Brent Crude has fallen more than 15% since its July 4th peak, and HSBC predicts further declines in 2025.
November 19, 2024 - In a report released Tuesday, HSBC projected that OPEC+ will extend its current production cuts by an additional three months to April 2025, rather than increase output as originally planned from January 1, 2025. This move aims to prevent an oversupply of oil in the first quarter, typically a period of weaker demand.
OPEC+ had initially planned to phase out its voluntary production cuts of 2.2 million barrels per day starting in October. However, due to persistent low oil prices and concerns about weak demand and increasing supply, the group has already postponed the plan twice, now aiming for January 2025, with further delays possible. The next OPEC+ meeting is scheduled for December 1st, where the group will decide on its next production policy.
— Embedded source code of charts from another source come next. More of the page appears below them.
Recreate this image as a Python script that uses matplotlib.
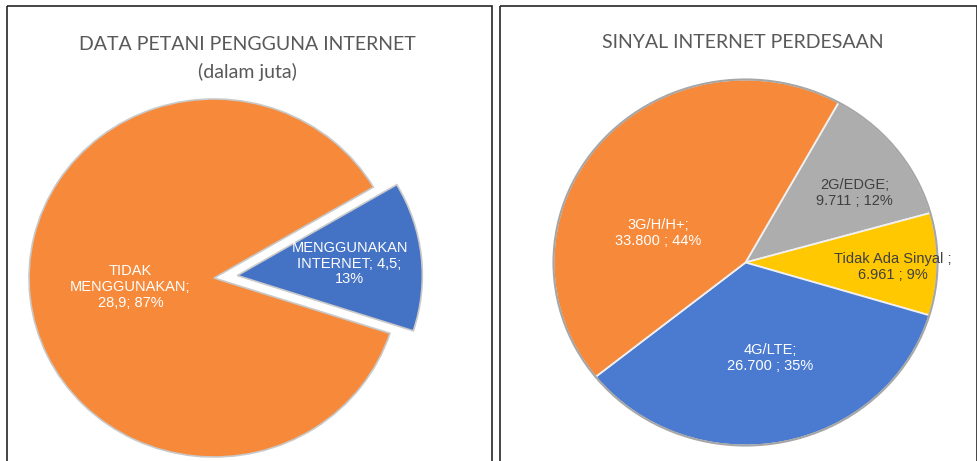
import numpy as np
import matplotlib.pyplot as plt
from matplotlib.patches import Rectangle, Ellipse

# left chart: farmers using internet (million)
farm_labels = ['MENGGUNAKAN\nINTERNET; 4,5;\n13%', 'TIDAK\nMENGGUNAKAN;\n28,9; 87%']
farm_values = [4.5, 28.9]

# right chart: rural internet signal
sig_labels = ['2G/EDGE;\n9.711 ; 12%', 'Tidak Ada Sinyal ;\n6.961 ; 9%',
              '4G/LTE;\n26.700 ; 35%', '3G/H/H+;\n33.800 ; 44%']
sig_values = [9.711, 6.961, 26.700, 33.800]

W, H = 978, 461
fig = plt.figure(figsize=(W / 100, H / 100), dpi=100)
bg = fig.add_axes([0, 0, 1, 1])
bg.set_xlim(0, W)
bg.set_ylim(H, 0)
bg.axis('off')

# panel frames (bottom runs off the picture)
bg.add_patch(Rectangle((6.5, 6.5), 485, 470, fill=False, ec='#262626', lw=1.2))
bg.add_patch(Rectangle((499.5, 6.5), 477, 470, fill=False, ec='#262626', lw=1.2))

title_kw = dict(ha='center', va='center', color='#595959', family='Lato', fontsize=14)
bg.text(247, 45, 'DATA PETANI PENGGUNA INTERNET', **title_kw)
bg.text(247, 72, '(dalam juta)', **title_kw)
bg.text(743, 42, 'SINYAL INTERNET PERDESAAN', **title_kw)


def pie_axes(cx, cy, rx, ry, pad=1.25):
    ax = fig.add_axes([(cx - rx * pad) / W, (H - cy - ry * pad) / H,
                       2 * rx * pad / W, 2 * ry * pad / H])
    ax.set_xlim(-pad, pad)
    ax.set_ylim(-pad, pad)
    ax.set_aspect('auto')
    ax.axis('off')
    return ax


def place_labels(ax, wedges, labels, radii, dtheta, colors, explode):
    for w, lab, r, dt, c, ex in zip(wedges, labels, radii, dtheta, colors, explode):
        mid = np.deg2rad((w.theta1 + w.theta2) / 2)
        ang = mid + np.deg2rad(dt)
        x = ex * np.cos(mid) + r * np.cos(ang)
        y = ex * np.sin(mid) + r * np.sin(ang)
        ax.text(x, y, lab, ha='center', va='center', color=c,
                family='Liberation Sans', fontsize=10.5, linespacing=1.15)


# left pie
ax1 = pie_axes(214, 278, 185, 179)
explode1 = [0.127, 0]
w1, _ = ax1.pie(farm_values, colors=['#4472C4', '#F68A3A'], startangle=-18,
                explode=explode1, radius=1,
                wedgeprops=dict(edgecolor='#c9c9c9', linewidth=1.2))
ax1.set_xlim(-1.25, 1.25)
ax1.set_ylim(-1.25, 1.25)
ax1.set_aspect('auto')
place_labels(ax1, w1, farm_labels, [0.61, 0.455], [0, 0], ['white', 'white'], explode1)

# right pie
ax2 = pie_axes(745.5, 262.5, 192, 183)
w2, _ = ax2.pie(sig_values, colors=['#ADADAD', '#FFC800', '#4A7BD0', '#F68A3A'],
                startangle=61, counterclock=False, radius=1,
                wedgeprops=dict(edgecolor='#f0f0f0', linewidth=1.3))
ax2.set_xlim(-1.25, 1.25)
ax2.set_ylim(-1.25, 1.25)
ax2.set_aspect('auto')
ax2.add_patch(Ellipse((0, 0), 2, 2, fill=False, ec='#a6a6a6', lw=1.5))
place_labels(ax2, w2, sig_labels, [0.685, 0.768, 0.537, 0.484], [-4.6, -1.4, 2.9, 20.8],
             ['#404040', '#404040', 'white', 'white'], [0, 0, 0, 0])

fig.savefig('out.png', dpi=100)
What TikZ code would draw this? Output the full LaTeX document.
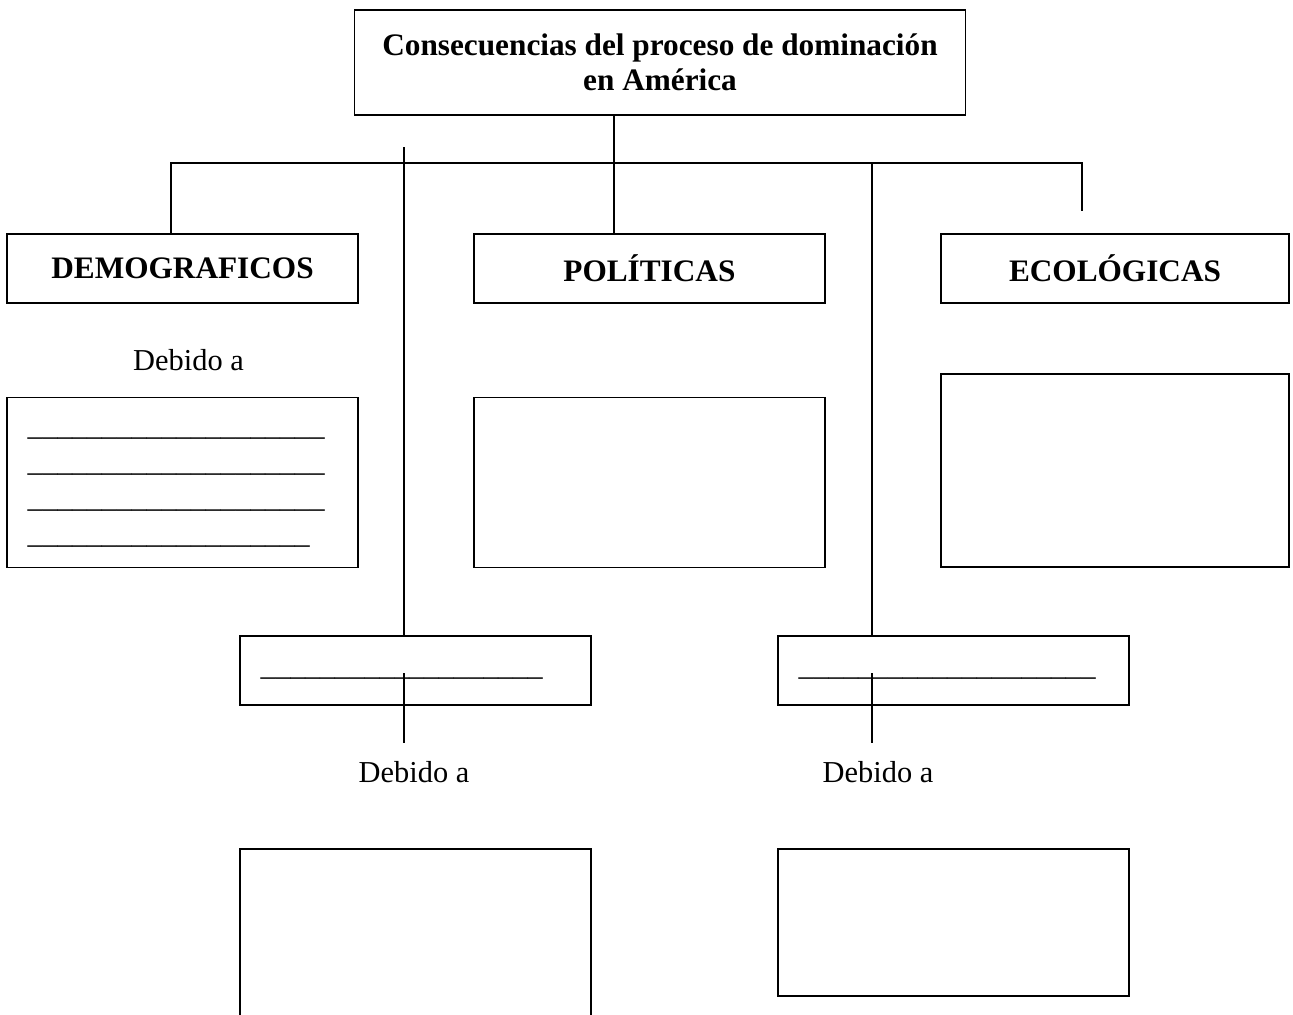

HSBC estimates that a three-month extension could offset some of the weak demand, but even with the delay, the oil market would still see an average surplus of 500,000 barrels per day in 2025, slightly lower than previous forecasts. Furthermore, the extension does not address the fundamental issue facing OPEC+: while the group is cutting production, non-OPEC countries are increasing theirs. HSBC forecasts Brent crude prices to remain at $70 per barrel in 2025 and beyond.
OPEC+ Could Delay Production Increases Even Longer
With WTI and Brent crude currently hovering around $70 per barrel, HSBC does not rule out the possibility of OPEC+ postponing production increases until later in 2025. The bank noted that OPEC+ might opt for several smaller extensions rather than a single six-month or one-year delay, allowing for greater flexibility.
If OPEC+ maintains production cuts throughout 2025, the oil market would be balanced, rather than experiencing a small surplus, aligning with the group's goal of maintaining market stability. In this scenario, oil prices could be higher than the forecasted $70 per barrel for 2025.
OPEC+ Still Lacks an "Optimal Exit Strategy"
However, extending cuts does not solve the fundamental problem facing OPEC+. While the group is reducing output to control market prices, other countries are increasing production, outpacing demand growth over the next two years. With demand growth already below historical trends, this means that when OPEC+ eventually decides to increase production, the market may already be adequately supplied, intensifying competition.
HSBC predicts that non-OPEC countries will increase oil supply by 1.3 million barrels per day in 2025 and 1 million barrels per day in 2026, while demand growth will only be 1.1 million barrels per day and 900,000 barrels per day, respectively.
OPEC+ Preparing to Adapt to Lower Oil Prices
HSBC believes that OPEC+ may have to brace itself for a prolonged period of lower oil prices. The group may prefer to gradually increase production to minimize market shocks, but this is not a perfect solution. With over 3 million barrels per day of spare capacity waiting to be deployed, not including the existing 6.4 million barrels per day, a significant influx of oil into the market could limit price increases.
Therefore, OPEC+ may need to accept lower oil prices for a longer duration. Oil-exporting countries in the Gulf region could cope with reduced oil revenue by borrowing and implementing strict spending controls.